Be Careful, and remember that the coach is more of a salesperson than a coach during the recruiting process. Parents think they understand what is happening: When we speak with parents about recruiting and ask them if they know about the process, they almost always reply yes.
USC Volleyball coach Pat Powers said, “Recruiting is like someone who buys a new car once in a lifetime from someone who sells cars 50 weeks a year and has been doing it for 15 years. One doesn’t know anything; the other knows everything. Who is going to get the best of the deal?” That is something you need to think about as you enter into this crazy process.

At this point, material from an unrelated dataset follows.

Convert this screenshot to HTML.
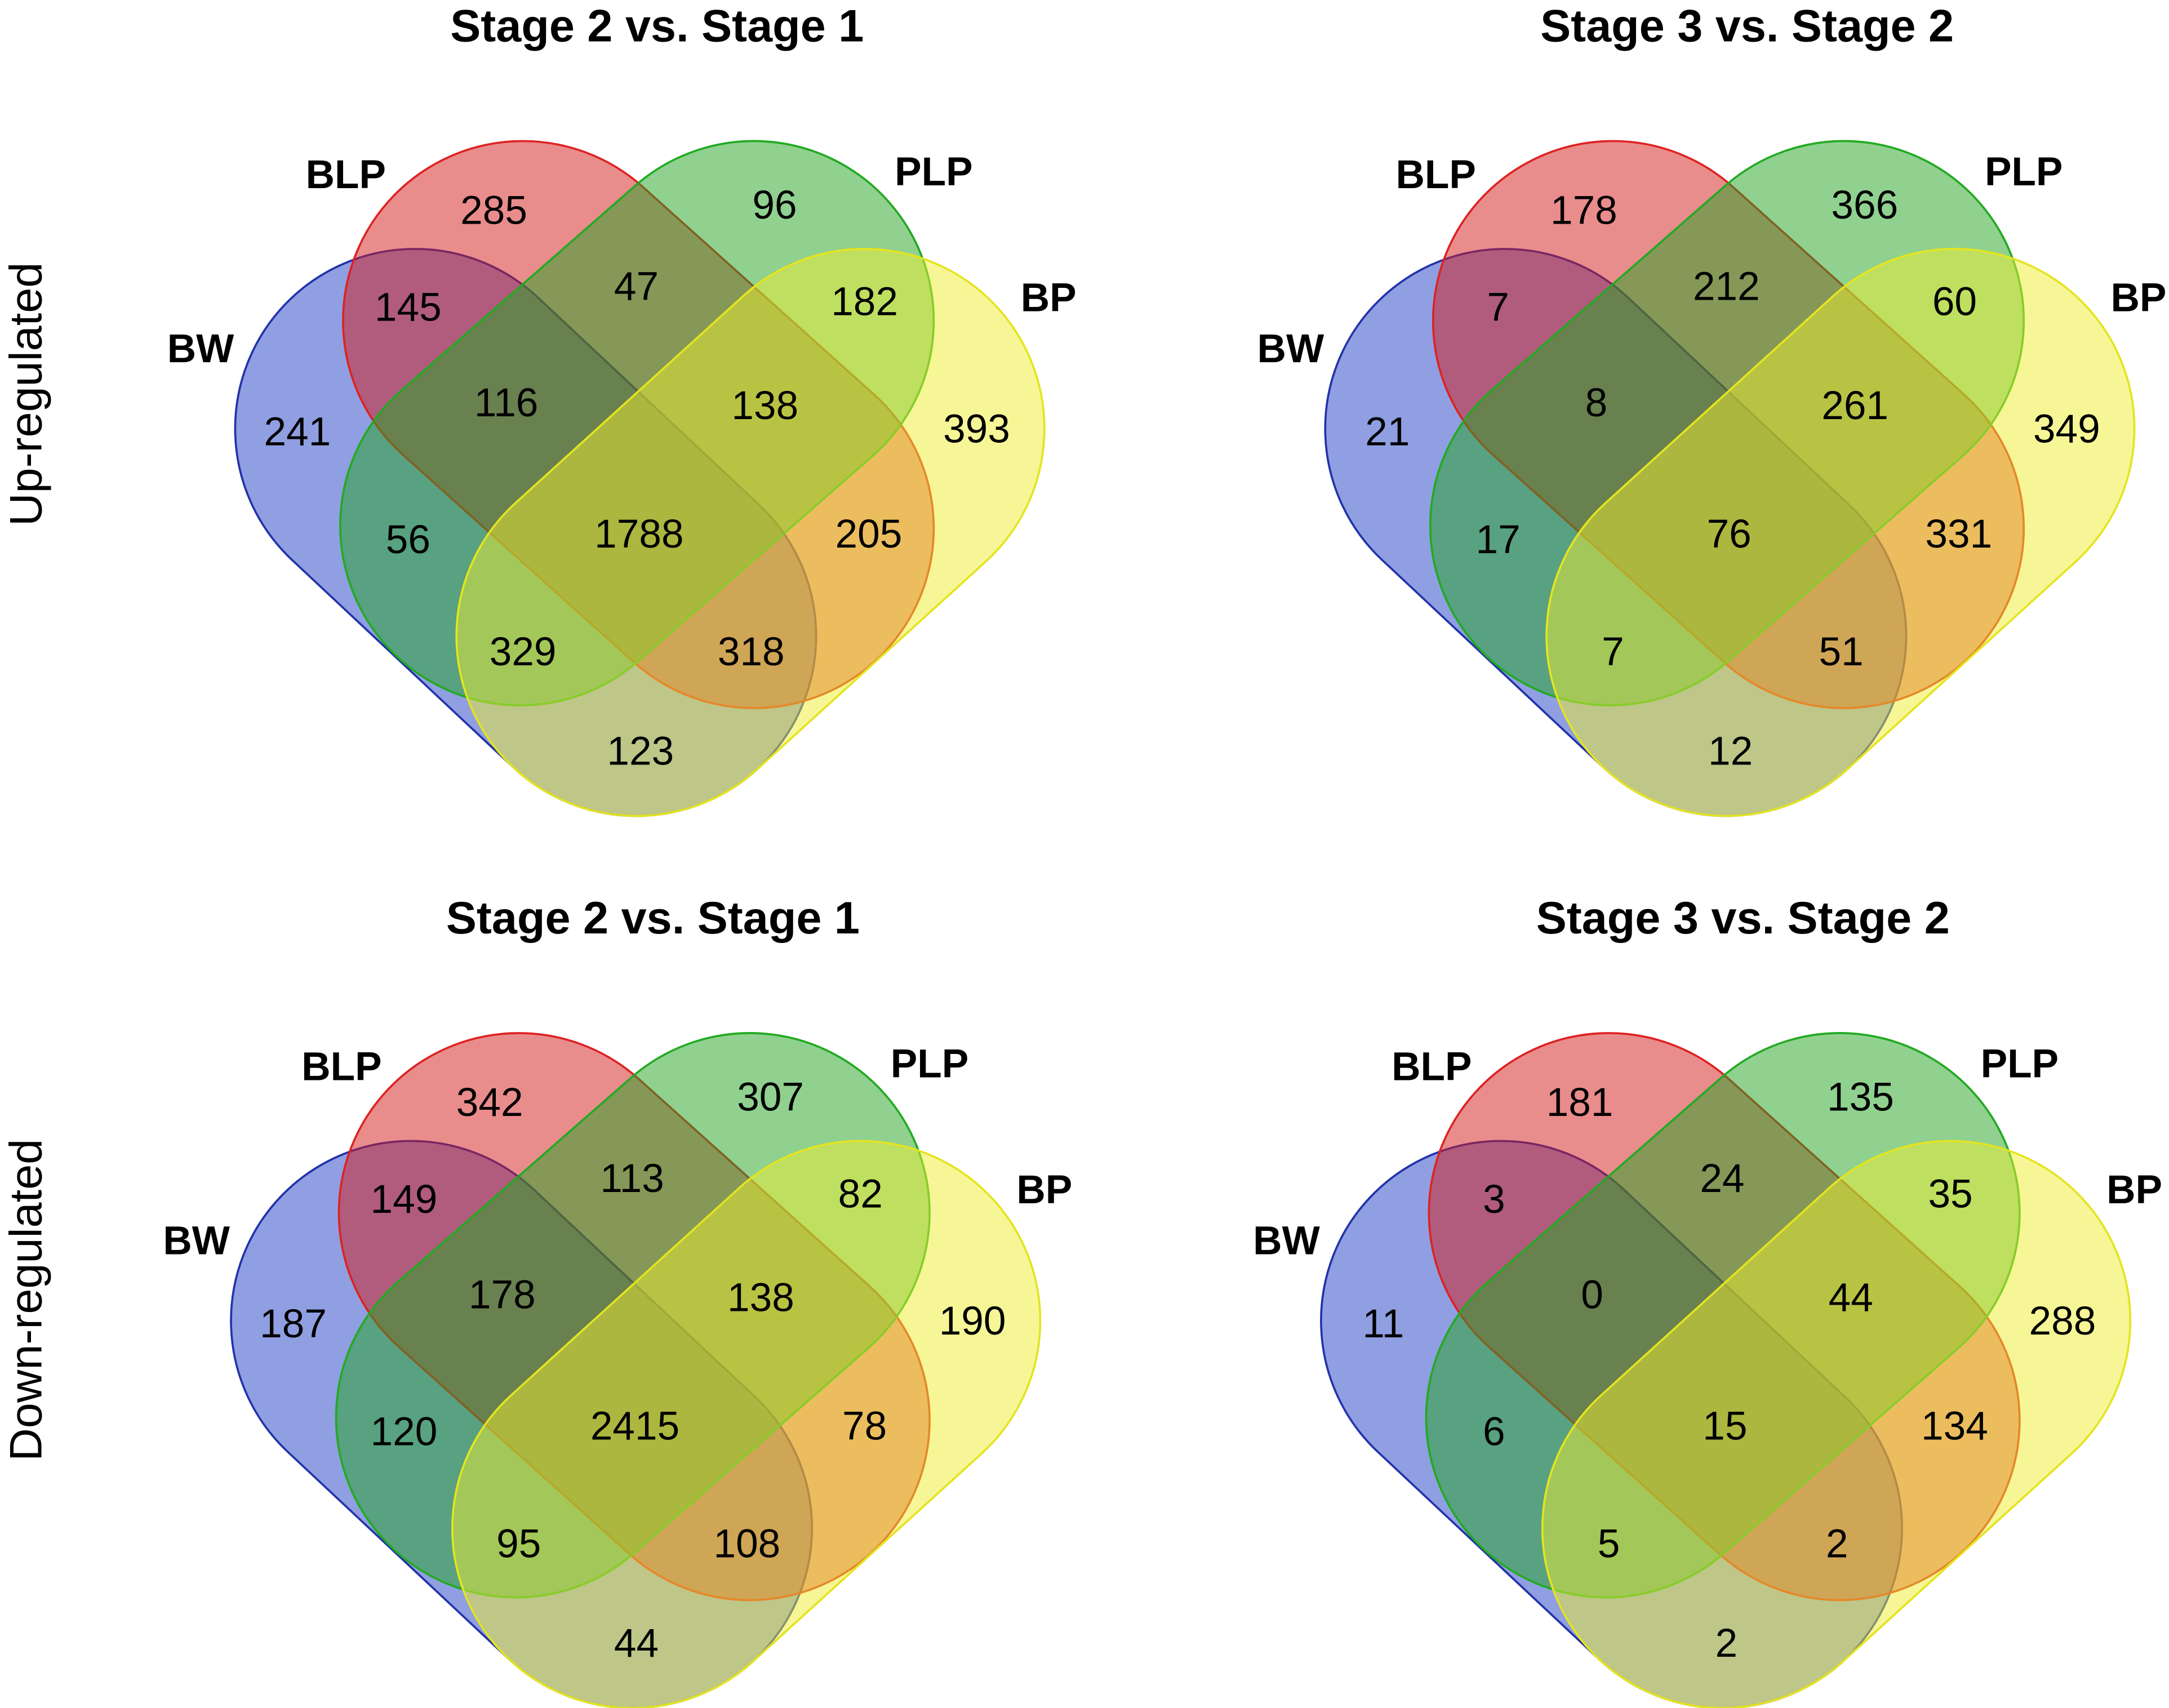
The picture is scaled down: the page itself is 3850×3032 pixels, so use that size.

Rather than acting knowledgeable, parents must become knowledgeable, by asking questions, evaluating answers, seeking information, and asking more questions. Your daughter is the asset, not the other way around. Schools want your child because of their athletic ability, work ethic, and or academic success, or all above the above.
One question to consider asking your athlete is, “if softball was over, for whatever reason, would you stay in school here”? If the answer is no, maybe it should come off your list, if yes, then it stays. Keep in mind everyone at the school is going to make the recruit feel like it is a “special” place. Maybe it is, but the athlete and parents need to make that decision for themselves.
In the end, make sure that the school has your academic program, the coach is a person you think you can learn from, and the atmosphere fits your personality.